E se fossero E1 o E2 ad avere dei problemi? Se la funzione fosse solamente ridotta probabilmente si verificherebbe anche in questo caso un accumulo più o meno limitato di D e P dando un colore più o meno chiaro . E' ovvio che se E1 (da A a B) oppure E2 (da B a C) o E3 (da C a D) non funzionassero per niente si otterrebbero probabilmente degli sporofori albini, completamente depigmentati.
Inoltre se la distribuzione della pigmentazione non fosse omogenea e se i problemi di sintesi fossero localizzati solo in certe porzioni, indipendenti dal resto, si avrebbe un'ulteriore complessità. Si potrebbe giocare con i colori all'infinito.

E quanto possono influire le caratteristiche ambientali?

Un'unica cosa mi sentirei di dire a questo punto: è assolutamente inutile e fuorviante continuare a creare forme e varietà che altro non sono che un'espressione della variabilità biologica o, a volte, della psicologia del micologo! Chi frequenta ambienti diversi sa quanto spesso le specie cambino il proprio aspetto. Si potrebbe obiettare: e se fossero effettivamente specie diverse?

Torniamo ad una delle domande precedenti: qual'è il criterio con cui si può decidere che un carattere ha un valore tassonomico importante? E quale può essere la sua variabilità per una determinata specie prima di poter affermare che ciò che abbiamo davanti agli occhi sia qualcosa di realmente diverso dalla specie nota che avevamo immaginato in prima istanza?

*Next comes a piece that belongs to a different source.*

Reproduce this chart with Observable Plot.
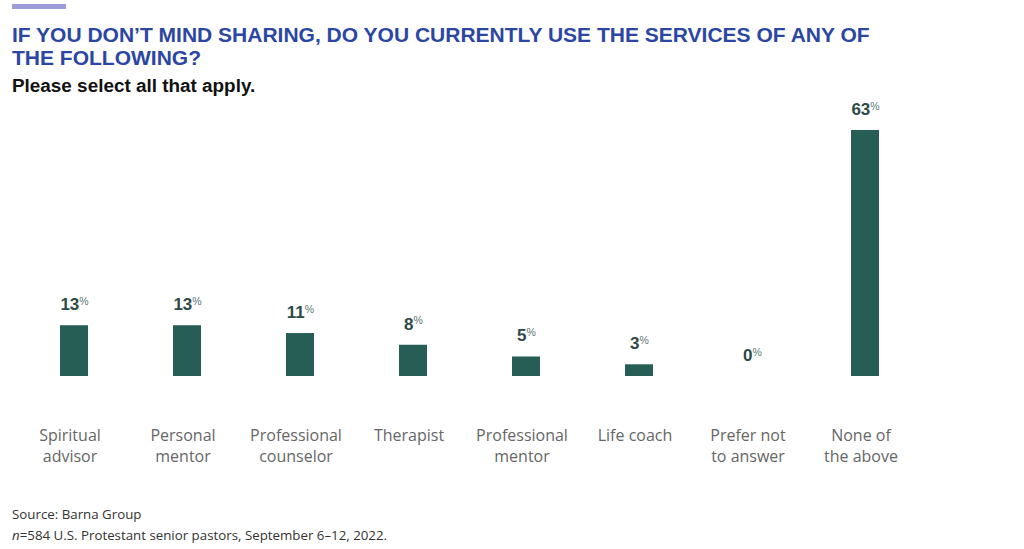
<!DOCTYPE html>
<html>
<head>
<meta charset="utf-8">
<script src="https://cdn.jsdelivr.net/npm/d3@7"></script>
<script src="https://cdn.jsdelivr.net/npm/@observablehq/plot@0.6"></script>
<style>
  html, body { margin: 0; padding: 0; background: #fff; }
  #page { position: relative; width: 1024px; height: 549px; overflow: hidden; }
  .accent { position: absolute; left: 12px; top: 4px; width: 54px; height: 5px; background: #9c9cd8; }
  .title { position: absolute; left: 12px; top: 23px; width: 980px; font-family: "Liberation Sans", Arial, sans-serif; font-weight: bold; font-size: 21px; line-height: 23px; color: #2c46a3; }
  .subtitle { position: absolute; left: 12px; top: 75px; font-family: "Liberation Sans", Arial, sans-serif; font-weight: bold; font-size: 18.9px; line-height: 22px; color: #111; }
  #chart { position: absolute; left: 0; top: 100px; }
  .footer { position: absolute; left: 12px; top: 504px; font-family: "Open Sans", sans-serif; font-size: 13.3px; line-height: 21px; color: #333; }
</style>
</head>
<body>
<div id="page">
  <div class="accent"></div>
  <div class="title">IF YOU DON’T MIND SHARING, DO YOU CURRENTLY USE THE SERVICES OF ANY OF<br>THE FOLLOWING?</div>
  <div class="subtitle">Please select all that apply.</div>
  <div id="chart"></div>
  <div class="footer">Source: Barna Group<br><i>n</i>=584 U.S. Protestant senior pastors, September 6–12, 2022.</div>
</div>
<script>
// Services used by pastors (share of respondents, %)
const services = [
  "Spiritual\nadvisor",
  "Personal\nmentor",
  "Professional\ncounselor",
  "Therapist",
  "Professional\nmentor",
  "Life coach",
  "Prefer not\nto answer",
  "None of\nthe above"
];
const shares = [13, 13, 11, 8, 5, 3, 0, 63];

const rows = services.map((service, i) => ({service, share: shares[i]}));

const barColor = "#265e56";
const labelColor = "#2d4a47";

const chart = Plot.plot({
  width: 1024,
  height: 370,
  marginLeft: 17.5,
  marginRight: 102.5,
  marginTop: 30,
  marginBottom: 94,
  x: {domain: services, paddingInner: 0.75, paddingOuter: 0.375, label: null},
  y: {domain: [0, 63], axis: null},
  marks: [
    Plot.barY(rows, {x: "service", y: "share", fill: barColor}),
    Plot.text(rows, {
      x: "service",
      y: "share",
      text: d => String(d.share),
      dy: -21,
      fontSize: 17,
      fontWeight: "bold",
      fill: labelColor,
      fontFamily: "Liberation Sans, Arial, sans-serif"
    }),
    Plot.axisX({
      tickSize: 0,
      tickPadding: 50,
      dx: -4.5,
      fontSize: 16,
      lineHeight: 1.3,
      fill: "#666",
      fontFamily: "Open Sans, sans-serif",
      label: null
    })
  ]
});

// small raised percent sign after each value label
d3.select(chart).selectAll('g[aria-label="text"] text').each(function () {
  d3.select(this).append("tspan")
    .attr("dy", "-0.5em")
    .attr("font-size", 10.5)
    .attr("font-weight", "normal")
    .attr("fill", "#5b7673")
    .text("%");
});

document.getElementById("chart").append(chart);
</script>
</body>
</html>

Un carattere con valore tassonomico "importante" non dovrebbe essere soggetto a variazioni causate da motivi banali, come potrebbe essere il colore. La struttura della volva, ad esempio, dipende sicuramente da un certo numero di fattori che interagiscono in modo complesso tra di loro sin dal livello molecolare: tutto ciò si riflette nella struttura cellulare, visibile al microscopio, da cui dipende, poi, l'aspetto macroscopico. Differenze di una certa consistenza in questo caso probabilmente riflettono una reale distanza evolutiva proprio perché se molti fattori devono cambiare per avere modifiche di certi caratteri sono necessarie molte mutazioni e, di conseguenza, tempi lunghi (e, probabilmente, mutazioni in parecchi geni da cui potrebbe derivare un'incompatibilità tra i diversi genomi (mi fermo!).